Phase portrait analysis is a visual way of understanding autonomous differential equations. It involves plotting solution curves and identifying behaviors of the solutions over time based on initial conditions. This method helps us understand the dynamics of a system without solving the equation analytically.

For the fish population model given by \[\frac{dP}{dt} = P(5 - P) - 4,\]we look at the derivative \(\frac{dP}{dt}\) as a function of \(P\). By finding where this derivative equals zero, known as critical points, we determine where the population stops changing.

• Critical points are found by solving \(P(5 - P) - 4 = 0\).
• This results in two critical points: \(P = 1\) and \(P = 4\).

Next, we consider the intervals defined by these critical points: \(P > 4\), \(1 < P < 4\), and \(0 < P < 1\). The signs of \(\frac{dP}{dt}\) in these intervals indicate whether the population is increasing or decreasing:

• For \(P > 4\), \(\frac{dP}{dt} < 0\), meaning the population decreases.
• For \(1 < P < 4\), \(\frac{dP}{dt} > 0\), indicating an increase.
• For \(0 < P < 1\), \(\frac{dP}{dt} < 0\), suggesting a decrease.

With this information, plotting a phase portrait involves sketching these solution behaviors. The phase portrait visually represents the dynamics where population tends toward \(P = 4\) stability, showcasing overall population trends.

Understanding the stability of critical points is crucial in predicting long-term behavior in dynamic systems like our fish population model. A critical point can be stable, meaning the system tends to return to this point over time, or unstable, where small perturbations lead the system away.

In our model:

• \(P = 4\) is a stable critical point. This means if the population is disturbed from this point, it will eventually return or tend towards this value.
• \(P = 1\) is an unstable critical point. Here, any deviation from the point leads to population moving away, either towards \(P < 1\) or converging upwards past \(P = 1\).

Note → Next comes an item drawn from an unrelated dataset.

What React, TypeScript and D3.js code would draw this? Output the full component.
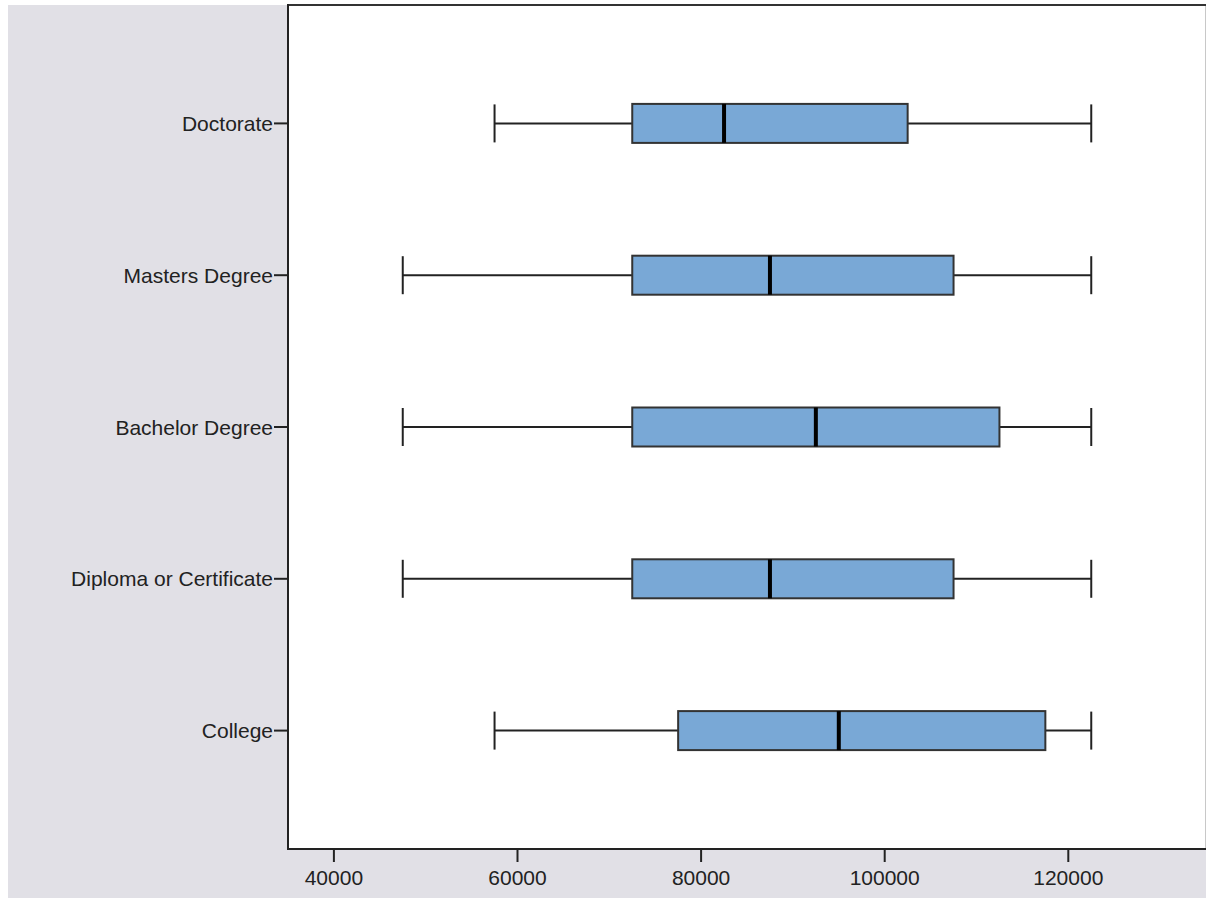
import React from "react";
import * as d3 from "d3";

const categories = ["Doctorate", "Masters Degree", "Bachelor Degree", "Diploma or Certificate", "College"];
const whiskerLow = [57500, 47500, 47500, 47500, 57500];
const q1 = [72500, 72500, 72500, 72500, 77500];
const median = [82500, 87500, 92500, 87500, 95000];
const q3 = [102500, 107500, 112500, 107500, 117500];
const whiskerHigh = [122500, 122500, 122500, 122500, 122500];
const xTicks = [40000, 60000, 80000, 100000, 120000];

const W = 1206;
const H = 898;
const left = 288;
const right = 1206;
const top = 5;
const bottom = 849;
const FONT = "'Liberation Sans', Arial, sans-serif";

export default function App() {
  const x = d3.scaleLinear().domain([35000, 135000]).range([left, right]);
  const y = d3.scalePoint<string>().domain(categories).range([top, bottom]).padding(0.78);
  const boxH = 39;
  const capH = 38;

  return (
    <svg width={W} height={H} style={{ position: "absolute", left: 0, top: 0 }} fontFamily={FONT}>
      <rect x={0} y={0} width={W} height={H} fill="#ffffff" />
      <rect x={8} y={5} width={W - 8} height={H - 5} fill="#e1e0e6" />
      <rect x={left} y={top} width={right - left} height={bottom - top} fill="#ffffff" />
      {/* frame */}
      <line x1={right - 0.5} x2={right - 0.5} y1={top} y2={bottom} stroke="#c8c8c8" strokeWidth={1} />
      <line x1={left} x2={right} y1={top} y2={top} stroke="#333" strokeWidth={2} />
      <line x1={left} x2={left} y1={top - 1} y2={bottom + 1} stroke="#222" strokeWidth={2} />
      <line x1={left - 1} x2={right} y1={bottom} y2={bottom} stroke="#222" strokeWidth={2} />

      {/* x ticks */}
      {xTicks.map((t) => (
        <g key={t}>
          <line x1={x(t)} x2={x(t)} y1={bottom} y2={bottom + 13} stroke="#222" strokeWidth={2} />
          <text x={x(t)} y={bottom + 28} textAnchor="middle" dominantBaseline="central" fontSize={21} fill="#222">
            {t}
          </text>
        </g>
      ))}

      {/* y ticks */}
      {categories.map((c) => (
        <g key={c}>
          <line x1={left - 14} x2={left} y1={y(c)!} y2={y(c)!} stroke="#222" strokeWidth={2} />
          <text x={left - 15} y={y(c)!} textAnchor="end" dominantBaseline="central" fontSize={21} fill="#222">
            {c}
          </text>
        </g>
      ))}

      {/* boxes */}
      {categories.map((c, i) => {
        const cy = y(c)!;
        return (
          <g key={c}>
            <line x1={x(whiskerLow[i])} x2={x(q1[i])} y1={cy} y2={cy} stroke="#222" strokeWidth={2} />
            <line x1={x(q3[i])} x2={x(whiskerHigh[i])} y1={cy} y2={cy} stroke="#222" strokeWidth={2} />
            <line x1={x(whiskerLow[i])} x2={x(whiskerLow[i])} y1={cy - capH / 2} y2={cy + capH / 2} stroke="#222" strokeWidth={2} />
            <line x1={x(whiskerHigh[i])} x2={x(whiskerHigh[i])} y1={cy - capH / 2} y2={cy + capH / 2} stroke="#222" strokeWidth={2} />
            <rect
              x={x(q1[i])}
              y={cy - boxH / 2}
              width={x(q3[i]) - x(q1[i])}
              height={boxH}
              fill="#79a8d6"
              stroke="#333"
              strokeWidth={2}
            />
            <line x1={x(median[i])} x2={x(median[i])} y1={cy - boxH / 2} y2={cy + boxH / 2} stroke="#000" strokeWidth={4} />
          </g>
        );
      })}
    </svg>
  );
}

By understanding these points:

• An initial population \(P_0 > 4\) tends to decrease towards \(P = 4\).
• For \(1 < P_0 < 4\), population increases up to \(P = 4\), indicating long-term stability at \(P = 4\).
• When \(0 < P_0 < 1\), it decreases, potentially to extinction if not managed properly.

Analyzing stability helps predict whether a population will stabilize over time or risk extinction, making it an essential aspect of ecological models.

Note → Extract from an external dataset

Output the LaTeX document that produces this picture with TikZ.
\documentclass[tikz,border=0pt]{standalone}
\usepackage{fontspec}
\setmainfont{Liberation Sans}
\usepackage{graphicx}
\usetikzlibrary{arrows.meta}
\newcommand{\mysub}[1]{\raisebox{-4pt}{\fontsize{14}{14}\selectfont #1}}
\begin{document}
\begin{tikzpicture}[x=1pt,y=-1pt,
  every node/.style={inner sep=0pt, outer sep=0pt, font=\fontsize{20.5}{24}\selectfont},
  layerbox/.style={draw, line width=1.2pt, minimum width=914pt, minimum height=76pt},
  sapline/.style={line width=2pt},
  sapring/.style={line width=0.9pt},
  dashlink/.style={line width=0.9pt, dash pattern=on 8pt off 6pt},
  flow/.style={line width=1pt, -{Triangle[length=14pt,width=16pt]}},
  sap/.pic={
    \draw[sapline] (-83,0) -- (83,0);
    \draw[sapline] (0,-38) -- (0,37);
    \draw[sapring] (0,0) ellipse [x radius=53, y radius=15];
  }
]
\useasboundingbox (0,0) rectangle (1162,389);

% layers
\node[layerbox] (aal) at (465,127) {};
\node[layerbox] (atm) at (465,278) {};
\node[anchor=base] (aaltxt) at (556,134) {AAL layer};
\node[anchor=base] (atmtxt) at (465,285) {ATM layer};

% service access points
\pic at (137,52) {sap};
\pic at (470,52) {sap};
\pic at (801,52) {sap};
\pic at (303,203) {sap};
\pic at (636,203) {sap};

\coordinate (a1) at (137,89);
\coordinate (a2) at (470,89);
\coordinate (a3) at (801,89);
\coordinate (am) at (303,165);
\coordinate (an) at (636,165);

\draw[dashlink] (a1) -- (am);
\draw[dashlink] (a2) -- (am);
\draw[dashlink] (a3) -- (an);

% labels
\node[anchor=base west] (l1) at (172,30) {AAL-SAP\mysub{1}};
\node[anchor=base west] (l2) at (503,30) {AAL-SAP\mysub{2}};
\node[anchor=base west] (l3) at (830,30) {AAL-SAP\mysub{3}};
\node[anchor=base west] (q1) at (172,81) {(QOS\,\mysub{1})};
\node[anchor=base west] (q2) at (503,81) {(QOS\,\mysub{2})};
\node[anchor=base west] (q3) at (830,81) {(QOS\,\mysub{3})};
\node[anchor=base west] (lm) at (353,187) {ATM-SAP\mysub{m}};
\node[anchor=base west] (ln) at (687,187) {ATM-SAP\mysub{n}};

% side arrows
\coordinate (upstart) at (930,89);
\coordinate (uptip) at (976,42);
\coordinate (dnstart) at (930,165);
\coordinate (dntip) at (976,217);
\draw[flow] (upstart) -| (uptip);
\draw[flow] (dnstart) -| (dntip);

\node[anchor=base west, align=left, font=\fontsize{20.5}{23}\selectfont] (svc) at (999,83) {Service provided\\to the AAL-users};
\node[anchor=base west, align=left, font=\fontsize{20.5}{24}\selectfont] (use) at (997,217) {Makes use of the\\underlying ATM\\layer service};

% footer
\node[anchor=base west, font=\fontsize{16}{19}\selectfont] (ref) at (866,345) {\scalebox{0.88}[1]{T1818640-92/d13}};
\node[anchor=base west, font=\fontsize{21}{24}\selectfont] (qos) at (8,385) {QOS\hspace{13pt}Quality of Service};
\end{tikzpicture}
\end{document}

Solving an initial value problem (IVP) is about finding a particular solution to a differential equation given an initial condition. The goal is to determine a specific behavior of the system at a given starting point.
For our fishery population model:\[\frac{dP}{dt} = P(5 - P) - 4, \quad P(0) = P_0\]We must integrate this equation to find \(P(t)\), the population at any time \(t\), starting from \(P_0\).

Steps for solving include:

• Separating variables in the differential equation.
• Integrate both sides to solve for \(P(t)\).
• Apply the initial condition \(P(0) = P_0\) to determine the constant of integration.

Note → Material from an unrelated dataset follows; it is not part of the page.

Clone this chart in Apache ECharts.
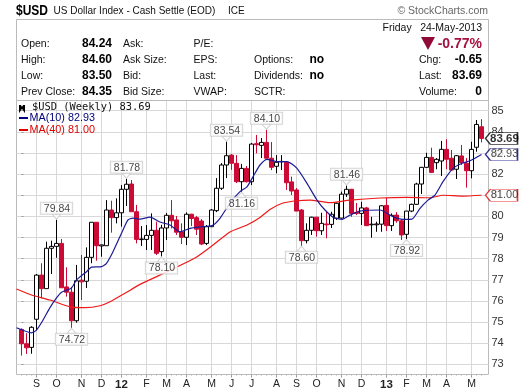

Despite some algebraic complexity, solutions can often be verified using numerical methods or graphing utilities. This allows us to visualize the population trajectory based on different \(P_0\):

• For \(P_0 > 4\), verifying that the population approaches \(P = 4\).
• For \(1 < P_0 < 4\), confirming the population gradually stabilizes at \(P = 4\).
• For \(0 < P_0 < 1\), observing the population tends towards extinction.

The results align with the phase portrait predictions, offering insights into practical applications like fishery management strategies.